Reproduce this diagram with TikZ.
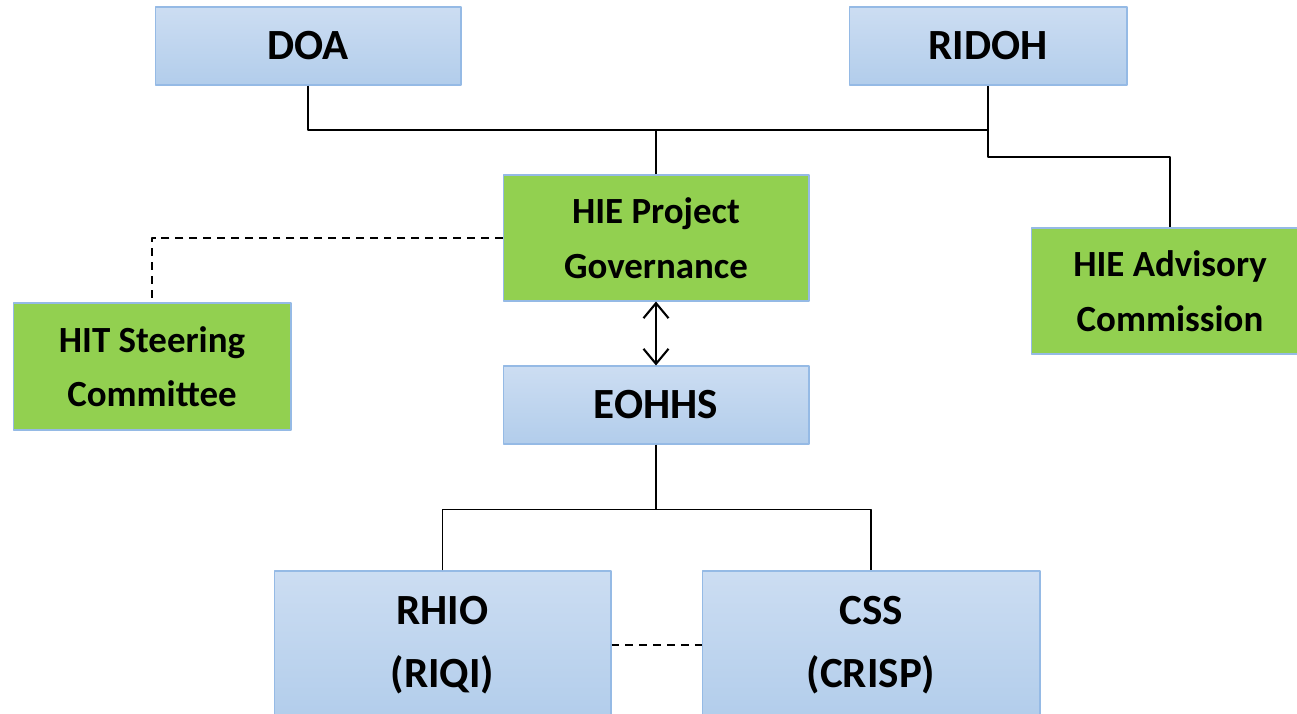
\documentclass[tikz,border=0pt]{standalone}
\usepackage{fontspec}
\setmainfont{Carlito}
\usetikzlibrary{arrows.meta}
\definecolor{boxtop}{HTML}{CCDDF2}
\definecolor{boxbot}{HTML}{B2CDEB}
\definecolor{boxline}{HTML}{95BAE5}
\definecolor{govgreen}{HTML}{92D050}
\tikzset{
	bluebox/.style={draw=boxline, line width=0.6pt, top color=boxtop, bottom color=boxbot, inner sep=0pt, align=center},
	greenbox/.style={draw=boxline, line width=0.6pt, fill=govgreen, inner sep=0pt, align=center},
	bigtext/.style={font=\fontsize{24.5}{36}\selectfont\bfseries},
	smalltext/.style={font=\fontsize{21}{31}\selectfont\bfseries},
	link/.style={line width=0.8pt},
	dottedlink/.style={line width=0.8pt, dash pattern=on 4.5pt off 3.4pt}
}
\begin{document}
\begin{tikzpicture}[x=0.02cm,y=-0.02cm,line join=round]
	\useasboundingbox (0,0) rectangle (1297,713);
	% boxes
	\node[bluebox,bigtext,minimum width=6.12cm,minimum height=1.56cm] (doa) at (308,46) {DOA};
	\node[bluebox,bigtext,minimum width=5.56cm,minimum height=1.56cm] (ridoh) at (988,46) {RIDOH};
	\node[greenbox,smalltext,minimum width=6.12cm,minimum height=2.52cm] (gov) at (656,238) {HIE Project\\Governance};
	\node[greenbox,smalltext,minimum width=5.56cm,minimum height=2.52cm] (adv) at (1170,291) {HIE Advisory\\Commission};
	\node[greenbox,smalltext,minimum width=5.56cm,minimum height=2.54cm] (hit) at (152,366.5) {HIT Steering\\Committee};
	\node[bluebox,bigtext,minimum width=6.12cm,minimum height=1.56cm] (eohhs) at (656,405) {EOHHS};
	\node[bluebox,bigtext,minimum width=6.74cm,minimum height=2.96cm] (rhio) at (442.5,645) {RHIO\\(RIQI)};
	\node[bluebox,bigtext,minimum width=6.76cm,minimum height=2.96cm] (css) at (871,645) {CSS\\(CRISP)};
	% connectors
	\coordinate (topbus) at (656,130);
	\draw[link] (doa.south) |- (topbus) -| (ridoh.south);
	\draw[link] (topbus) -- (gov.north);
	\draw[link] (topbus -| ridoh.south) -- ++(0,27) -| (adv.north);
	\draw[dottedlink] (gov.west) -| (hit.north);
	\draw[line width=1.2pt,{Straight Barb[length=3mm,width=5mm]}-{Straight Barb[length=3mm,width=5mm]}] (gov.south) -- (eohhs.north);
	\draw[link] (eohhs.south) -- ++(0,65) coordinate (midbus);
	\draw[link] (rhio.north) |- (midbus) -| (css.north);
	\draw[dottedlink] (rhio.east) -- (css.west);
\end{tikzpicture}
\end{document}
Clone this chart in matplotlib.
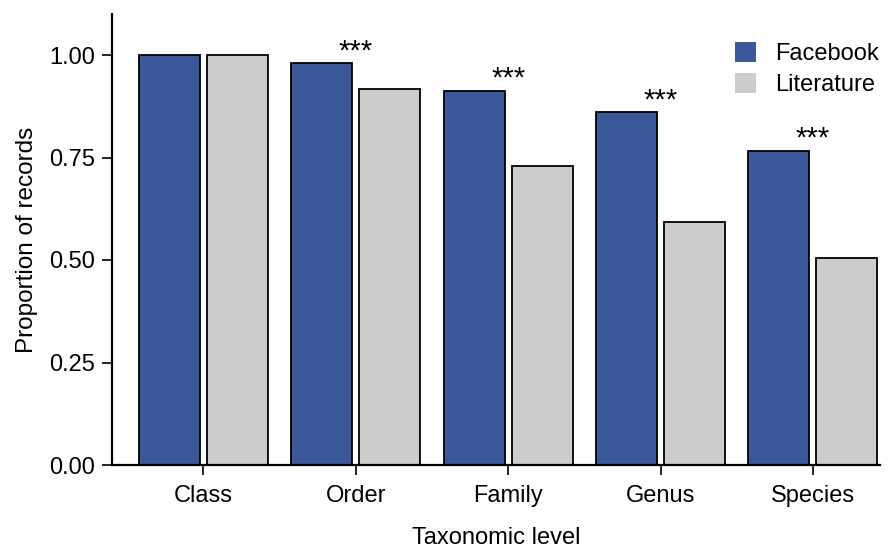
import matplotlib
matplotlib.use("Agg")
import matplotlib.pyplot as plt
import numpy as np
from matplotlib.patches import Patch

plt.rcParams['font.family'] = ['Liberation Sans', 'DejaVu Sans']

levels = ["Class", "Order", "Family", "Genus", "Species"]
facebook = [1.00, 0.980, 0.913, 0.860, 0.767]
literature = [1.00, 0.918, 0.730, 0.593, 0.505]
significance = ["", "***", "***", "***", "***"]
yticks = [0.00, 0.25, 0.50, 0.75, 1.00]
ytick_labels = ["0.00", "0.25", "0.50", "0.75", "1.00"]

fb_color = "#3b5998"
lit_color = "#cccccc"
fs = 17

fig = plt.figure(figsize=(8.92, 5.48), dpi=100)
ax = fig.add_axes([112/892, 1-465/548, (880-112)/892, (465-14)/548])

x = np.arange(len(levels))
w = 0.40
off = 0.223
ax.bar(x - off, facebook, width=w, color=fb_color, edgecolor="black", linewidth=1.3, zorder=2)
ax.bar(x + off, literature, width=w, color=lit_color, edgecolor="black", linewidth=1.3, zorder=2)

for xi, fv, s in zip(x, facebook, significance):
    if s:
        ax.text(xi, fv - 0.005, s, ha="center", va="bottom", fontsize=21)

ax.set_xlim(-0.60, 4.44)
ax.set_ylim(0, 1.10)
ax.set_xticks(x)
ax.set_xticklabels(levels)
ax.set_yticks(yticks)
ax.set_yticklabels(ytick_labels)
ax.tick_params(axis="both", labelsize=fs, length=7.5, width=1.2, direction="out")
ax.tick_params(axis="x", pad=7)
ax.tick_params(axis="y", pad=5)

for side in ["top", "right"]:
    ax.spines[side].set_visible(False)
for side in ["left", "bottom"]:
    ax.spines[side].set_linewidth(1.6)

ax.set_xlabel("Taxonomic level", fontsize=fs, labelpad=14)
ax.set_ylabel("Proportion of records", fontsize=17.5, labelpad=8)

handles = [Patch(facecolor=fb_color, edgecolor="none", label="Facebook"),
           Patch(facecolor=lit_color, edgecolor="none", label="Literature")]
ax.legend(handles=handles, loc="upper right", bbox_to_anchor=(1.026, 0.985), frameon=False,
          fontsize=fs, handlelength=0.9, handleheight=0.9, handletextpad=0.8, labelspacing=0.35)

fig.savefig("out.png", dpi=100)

* [Requirement] Scan the material above and determine how many lines include the word "this"; report only the number.

* [Reply to the task] 2